Best Preamp = No Preamp?


I'm currently looking for some DACs. I'm looking at Benchmark DAC1, Bel Canto DAC3, Slim Devices Transporter, etc...

I noticed most of these newest high performance DACs have built in volume control with remote.

I'm thinking that I can connect these DACs directly to my Power Amp skipping preamp.

Is that right thinking? Why go through additional peice of device when I can avoid? Anybody doing it that way?

What'll be the pros and cons?

eandylee
Direct sounds thinner with less body, weight and texture. This had been my experience with trying the LSA Attenuator three times, Placette, several DAC's direct, and several CD players direct. To some it sounds cleaner or more resolving, but I feel this is either mistaken for "transparency" or some folks like that lighter than real sound. Ha! I know that sounds negative, but we do all have preferences.

To each his or her own. Just enjoy!
Most SS sources (excluding tube ones) have an output stages that can equal and sometimes better many preamp output stages, especially tube ones.
So the myth that a preamp can drive the interconnects to the amp better is a "furphy", and started by preamp manufactures, and "Ohms Law" will prove that time and time again.
The only time you may like a preamp in the way is if you prefer it's colouration it gives, at a cost of transparency.

Just remember the Nelson Pass quote:
"We’ve got lots of gain in our electronics. More gain than some of us need or want. At least 10 db more.
Think of it this way: If you are running your volume control down around 9 o’clock, you are actually throwing away signal level so that a subsequent gain stage can make it back up.
Routinely DIYers opt to make themselves a “passive preamp” - just an input selector and a volume control.
What could be better? Hardly any noise or distortion added by these simple passive parts. No feedback, no worrying about what type of capacitors – just musical perfection.
And yet there are guys out there who don’t care for the result. “It sucks the life out of the music”, is a commonly heard refrain (really - I’m being serious here!). Maybe they are reacting psychologically to the need to turn the volume control up compared to an active preamp."

Cheers George
Direct sounds thinner with less body, weight and texture. This had been my experience with trying the LSA Attenuator three times, Placette, several DAC's direct, and several CD players direct. To some it sounds cleaner or more resolving, but I feel this is either mistaken for "transparency" or some folks like that lighter than real sound. Ha! I know that sounds negative, but we do all have preferences.
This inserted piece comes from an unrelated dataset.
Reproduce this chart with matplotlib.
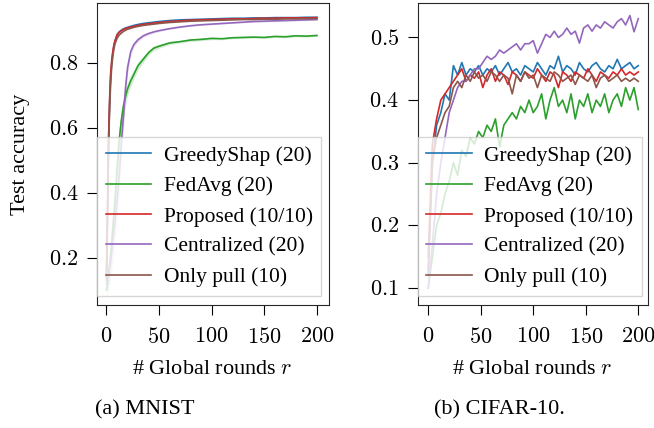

To each his or her own. Just enjoy!

"To each their own [fortune]" may also apply to those who've struck upon a winning DAC-direct combination instead of being simply in the camp of preferring a faux sonic imprinting; in fact I believe it's an old relic of a presumption believing the DAC-direct route generally devoid of body, weight etc., and not in keeping with the results currently possible here - especially since the OP originally posed his question. My latest and successful DAC-direct encounter is with the SOtM sDP-1000 (just entered my setup on a permanent basis), which sports a dedicated preamp section with volume attenuation in the analogue realm (digital "actuated"). Should people want for more body, weight and texture here I'd say it's a preference that goes contrary to what sounds natural to my ears though my setup. It sounds wonderful, plain and simple, and not in the slightest anemic or whatever. Actually I'd say the trend is reversing towards the DAC-direct route getting the upper sonic hand compared to separate preamp solutions, with the advancements being made via integrated components. Having a sole digital source makes it even more compelling.
Phusis:
"To each their own [fortune]"[quote]
Couldn't agree more!

[quote]instead of being simply in the camp of preferring a faux sonic imprinting

Those two statements are completely contradictory. Were you being intentionally ironic?
Swampwalker --

It seems you take things a bit out of context here, and misunderstand what I mean.

My "gripe" in a sense with poster Grannyring was that I found he tended to label the DAC-direct defenders to adhere to a "non-real" sound:

To some it sounds cleaner or more resolving, but I feel this is either mistaken for "transparency" or some folks like that lighter than real sound. Ha! I know that sounds negative, but we do all have preferences.

To each their own would then be like saying: the ones who prefer the "real" sound, and those (the DAC-direct people) who embrace a "faux" imprinting. On the surface it's a benign statement saying "to each their own," but in the context of what he wrote I found it got a slight knowing-it-better tone.

My comment ""To each their own [fortune]" may also apply to those who've struck upon a winning DAC-direct combination instead of being simply in the camp of preferring a faux sonic imprinting" was trying to communicate that those in favor of a DAC-direct solution wasn't necessarily defenders of a "faux" sound, but could as well achieve a winning combination with "real" sonics.